Krakoff, who is married and has four children, is a tall, lean man with buzz-cut dark hair. He favors slim, dark-washed jeans, oxford shirts and leather oxfords worn without socks. He has a dry wit and is given to the kind of emotionless analysis of the fashion business that one might find in a loan officer. Perhaps that comes from having degrees in both economics and fine arts from Tufts.

He sniffs with skepticism at labels, particularly European ones, that put a price tag of almost $2,000 on a handbag. "Knowing what it costs to make a bag -- " he begins. And then pauses. Disgusted. Some of the cost is based on status, some of it is because of small-scale production. "But we use the same raw materials," he says. He firmly believes that Coach is a luxury brand.

"Luxury is personal," he says. "It's old-fashioned to think that it has to be made a certain way." Or in a certain country. Or by unionized labor.

Luxury is not related to hand-sewing, he says, or a label that says "Made in Italy." "Truthfully, I look at a lot of bags, and it's not where it's made but who makes it. I think the European brands have been pushing that because it's the only way to justify $9,000 for a bag."

Coach's manufacturing used to be centered in New York. The prototypes are still made here, but the production now takes place all over the world.

Krakoff's flights of fantasy, were he to have any, are tempered by a pragmatic nature.

"Intuitively, I was always that kind of person," Krakoff says. "I knew I'd never be a tortured cr?ateur doing couture."

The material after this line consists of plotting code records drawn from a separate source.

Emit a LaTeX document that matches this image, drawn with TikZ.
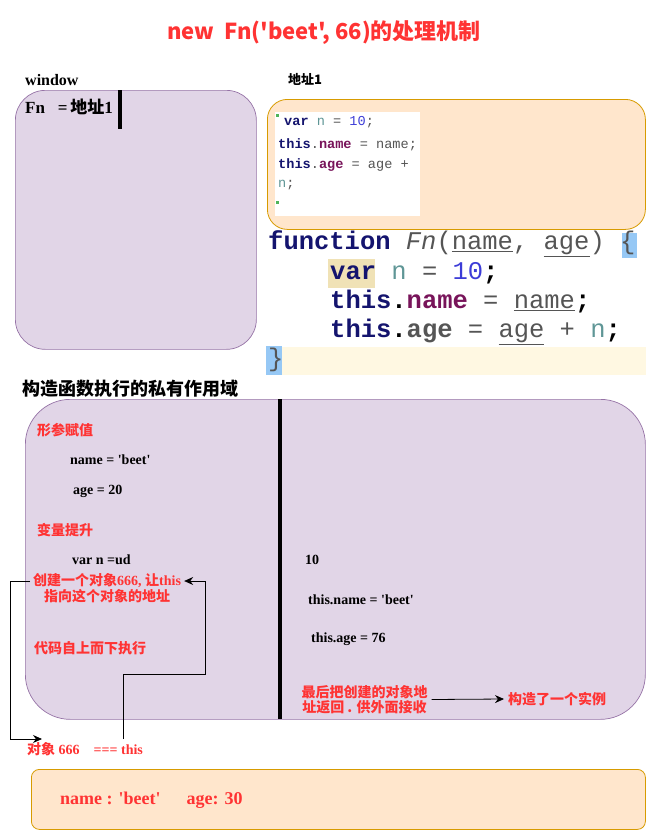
\documentclass[tikz,border=0pt]{standalone}
\usepackage{fontspec}
\setmainfont{Liberation Serif}
\setmonofont{Liberation Mono}
\newfontfamily\cjk{Noto Sans CJK SC}
\usepackage{tikz}
\usetikzlibrary{arrows,arrows.meta,shapes,positioning,calc}
\usepackage{xcolor}
\definecolor{dfred}{RGB}{255,51,51}
\definecolor{dfpurple}{RGB}{150,115,166}
\definecolor{dfpurplefill}{RGB}{225,213,231}
\definecolor{dforange}{RGB}{215,155,0}
\definecolor{dforangefill}{RGB}{255,230,204}
\definecolor{codenavy}{RGB}{20,20,110}
\definecolor{codepurple}{RGB}{120,20,90}
\definecolor{codeteal}{RGB}{95,150,150}
\definecolor{codeblue}{RGB}{60,60,215}
\definecolor{codegray}{RGB}{85,85,85}
\definecolor{codegreen}{RGB}{80,180,90}
\definecolor{hlblue}{RGB}{150,200,245}
\definecolor{hltan}{RGB}{240,226,182}
\definecolor{hlyellow}{RGB}{255,248,226}
\newcommand{\sq}{\textquotesingle}
\tikzstyle{arrow} = [-{Stealth[length=9pt,width=8pt]},black,line width=0.8pt]
\tikzstyle{divider} = [line width=3.5pt,black]
\tikzstyle{titletext} = [text=dfred, font=\cjk\bfseries\fontsize{22}{26}\selectfont]
\tikzstyle{lbl} = [anchor=west, inner sep=0pt, yshift=-2.5pt, text height=1.5ex, text depth=.3ex, font=\bfseries\fontsize{14}{16}\selectfont]
\tikzstyle{redlbl} = [anchor=west, inner sep=0pt, text=dfred, font=\cjk\bfseries\fontsize{14}{16}\selectfont]
\tikzstyle{winbox} = [rectangle, rounded corners=30pt, draw=dfpurple, fill=dfpurplefill, line width=0.7pt]
\tikzstyle{scopebox} = [rectangle, rounded corners=45pt, draw=dfpurple, fill=dfpurplefill, line width=0.7pt]
\tikzstyle{heapbox} = [rectangle, rounded corners=20pt, draw=dforange, fill=dforangefill, line width=0.8pt]
\tikzstyle{smallcode} = [anchor=west, inner sep=0pt, text=codegray, font=\ttfamily\fontsize{13.6}{15}\selectfont]
\tikzstyle{bigcode} = [anchor=west, inner sep=0pt, text=codegray, font=\ttfamily\fontsize{25.5}{28}\selectfont]
\tikzstyle{hl} = [rectangle, inner sep=0pt, anchor=north west]

\begin{document}
\begin{tikzpicture}[x=1pt,y=-1pt]
\useasboundingbox (0,0) rectangle (646,830);

% Title
\node[titletext] (title) at (324,33) {new\ \ Fn('beet', 66)的处理机制};

% Window (global scope)
\node[lbl, font=\bfseries\fontsize{16}{18}\selectfont] (winlabel) at (25,80) {window};
\node[winbox, anchor=north west, minimum width=241pt, minimum height=259pt] (win) at (15,90) {};
\node[lbl, font=\bfseries\fontsize{17}{19}\selectfont] (fnref) at (25,108) {Fn\ \ \ =\,{\cjk 地址}1};
\draw[divider] (120,90) -- (120,129);

% Heap: address 1
\node[anchor=west, inner sep=0pt, font=\cjk\bfseries\fontsize{13}{15}\selectfont] (addrlabel) at (288,79) {地址1};
\node[heapbox, anchor=north west, minimum width=378pt, minimum height=130pt] (heap) at (267,99) {};
\node[hl, fill=white, minimum width=145pt, minimum height=104pt] (shot) at (275,112) {};
\fill[codegreen] (276,114) rectangle (278.5,116.5);
\fill[codegreen] (276,201) rectangle (278.5,203.5);
\node[smallcode] (sc1) at (284,122) {\textbf{\color{codenavy}var} {\color{codeteal}n} = {\color{codeblue}10};};
\node[smallcode] (sc2) at (278,145) {\textbf{\color{codenavy}this}.\textbf{\color{codepurple}name} = name;};
\node[smallcode] (sc3) at (278,165) {\textbf{\color{codenavy}this}.\textbf{\color{codepurple}age} = age +};
\node[smallcode] (sc4) at (278,185) {{\color{codeteal}n};};

% Function source
\node[hl, fill=hlblue, minimum width=15pt, minimum height=25pt] (hlopen) at (622,233) {};
\node[hl, fill=hltan, minimum width=47pt, minimum height=29pt] (hlvar) at (328,259) {};
\node[hl, fill=hlyellow, minimum width=364pt, minimum height=28pt] (hlline) at (282,347) {};
\node[hl, fill=hlblue, minimum width=16pt, minimum height=29pt] (hlclose) at (266,346) {};
\node[bigcode] (code1) at (268,244) {\textbf{\color{codenavy}function} {\itshape Fn}(\underline{name}, \underline{age}) \{};
\node[bigcode] (code2) at (330,273) {\textbf{\color{codenavy}var} {\color{codeteal}n} = {\color{codeblue}10}{\color{black}\textbf{;}}};
\node[bigcode] (code3) at (330,302) {\textbf{\color{codenavy}this}{\color{black}\textbf{.}}\textbf{\color{codepurple}name} = \underline{name}{\color{black}\textbf{;}}};
\node[bigcode] (code4) at (330,332) {\textbf{\color{codenavy}this}{\color{black}\textbf{.}}\textbf{age} = \underline{age} + {\color{codeteal}n}{\color{black}\textbf{;}}};
\node[bigcode] (code5) at (268,360) {\}};

% Private scope of the constructor
\node[anchor=west, inner sep=0pt, font=\cjk\bfseries\fontsize{18}{20}\selectfont] (scopelabel) at (22,389) {构造函数执行的私有作用域};
\node[scopebox, anchor=north west, minimum width=620pt, minimum height=320pt] (scope) at (25,399) {};
\draw[divider] (280,399) -- (280,719);

% Left half
\node[redlbl] (params) at (37,430) {形参赋值};
\node[lbl] (pname) at (70,459) {name = \sq beet\sq};
\node[lbl] (page) at (73,489) {age = 20};
\node[redlbl] (hoist) at (37,530) {变量提升};
\node[lbl] (varn) at (72,559) {var n =ud};
\node[redlbl, inner sep=3pt] (create) at (30,581) {创建一个对象{\rmfamily 666, }让{\rmfamily this}};
\node[redlbl, anchor=north, below=-2pt of create] (create2) {指向这个对象的地址};
\node[redlbl] (topdown) at (34,648) {代码自上而下执行};

% Right half
\node[lbl] (ten) at (305,559) {10};
\node[lbl] (setname) at (308,599) {this.name = \sq beet\sq};
\node[lbl] (setage) at (311,637) {this.age = 76};
\node[redlbl, anchor=center, align=center, inner sep=4pt, font=\cjk\bfseries\fontsize{14}{15}\selectfont] (ret) at (364.5,699.5) {最后把创建的对象地\\址返回 . 供外面接收};
\node[redlbl, inner sep=4pt] (inst) at (504,699) {构造了一个实例};

% Object 666
\node[redlbl, font=\bfseries\fontsize{14}{16}\selectfont] (obj) at (27,749) {{\cjk 对象} 666\ \ \ \ === this};
\coordinate (objin) at (42,739);
\coordinate (objthis) at (123.5,739);
\coordinate (bend) at (205,674);
\node[heapbox, rounded corners=8pt, anchor=north west, minimum width=614pt, minimum height=60pt] (instbox) at (31,769) {};
\node[lbl, text=dfred, font=\bfseries\fontsize{18}{20}\selectfont] (fields) at (60,799) {name : \sq beet\sq\hspace{26pt}age: 30};

% Arrows
\draw[arrow] (create.west) -- ++(-20,0) |- (objin);
\draw[arrow] (objthis) |- (bend) |- (create.east);
\draw[arrow] (ret.east) -- (inst.west);
\end{tikzpicture}
\end{document}
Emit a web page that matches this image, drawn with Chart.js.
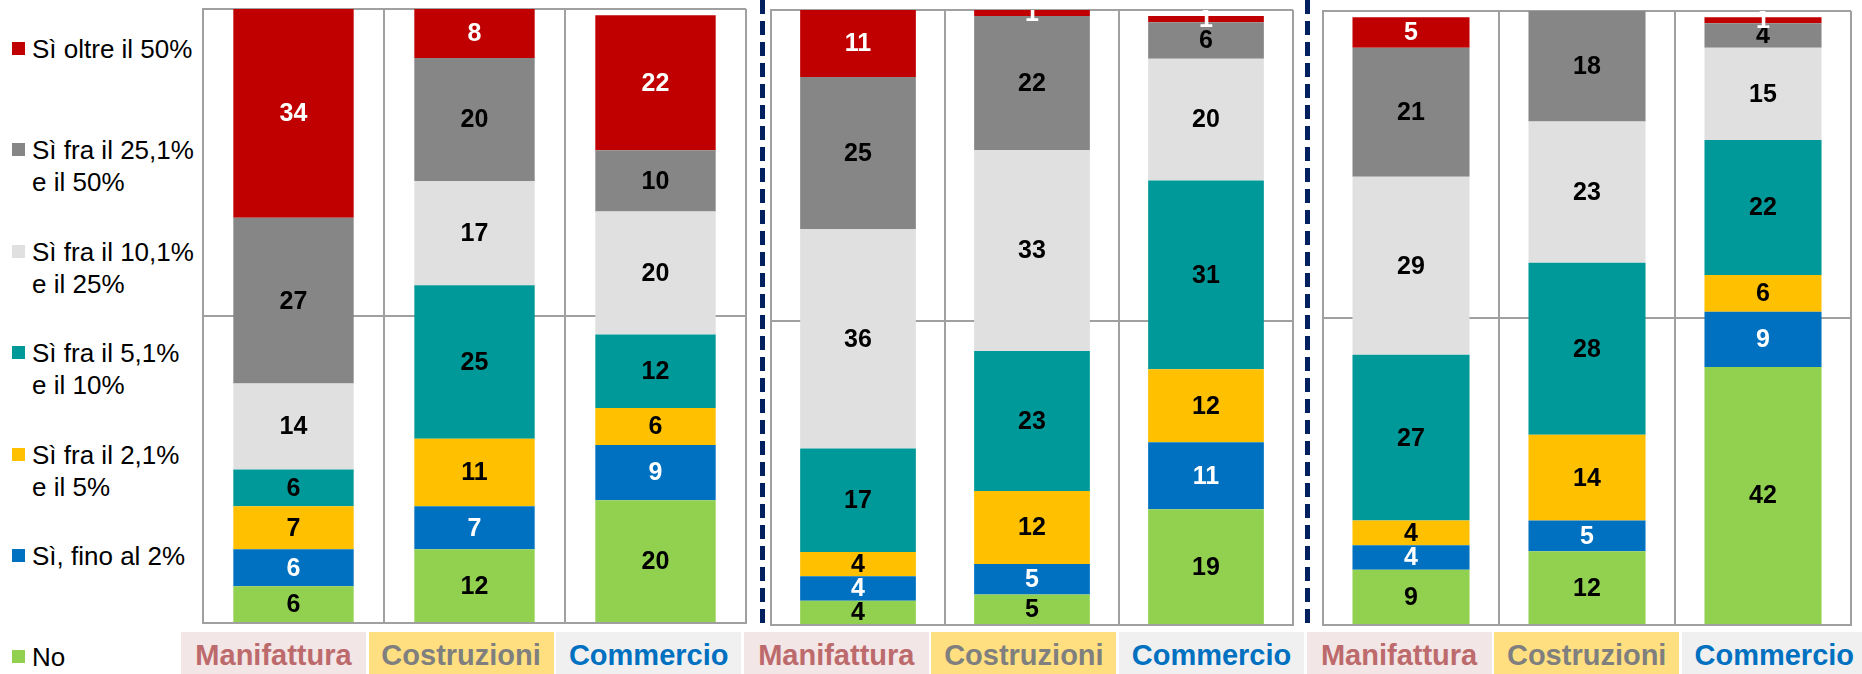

Like most designers, Krakoff trusts his gut instincts. But he does not give in fully to the idea that a designer must tell consumers what they want to buy next. Occasionally, shoppers already know. Coach conducts market research. It organizes focus groups. The company doesn't allow a clutch of homemakers or Type-A strivers behind one-way glass dictate design, but it listens.

The major drawback to focus groups, Krakoff says, has to do with the momentum of a group. "If someone in the group says, 'I don't like it,' there tends to be a gang mentality. If we research winter bags in summer, people say they're too heavy or too dark.

"It's not a science. The research helps us understand better how things are going to do," he says. "The trick is not to be too literal."

Sometimes, the best research, Krakoff says, is "if I walk into a room with a bag and no one says anything. It probably isn't a good bag."

Money Bags

Walking into a Coach store provides an immediate sense of the diversity of the customers. There are professional women looking for work bags, teenagers buying tiny hobo styles and indulgent shoppers choosing a $398 tote for a gym bag.

"They always have pretty colors for the spring season," says Celeste Schreier, a 15-year-old Coach fan in Michigan who favors shades of pink and has a stash of Coach bags in her closet, including a white one with multicolored C's from her bat mitzvah. "I like having a bunch so I have different options."

How many bags can people buy?

In fiscal 2007, Coach net sales were up by 28 percent over the previous year. The company expects sales in 2008 to top $3 billion. And Karen Pierce, the Washington lawyer, has her eye on a new black Hamptons satchel.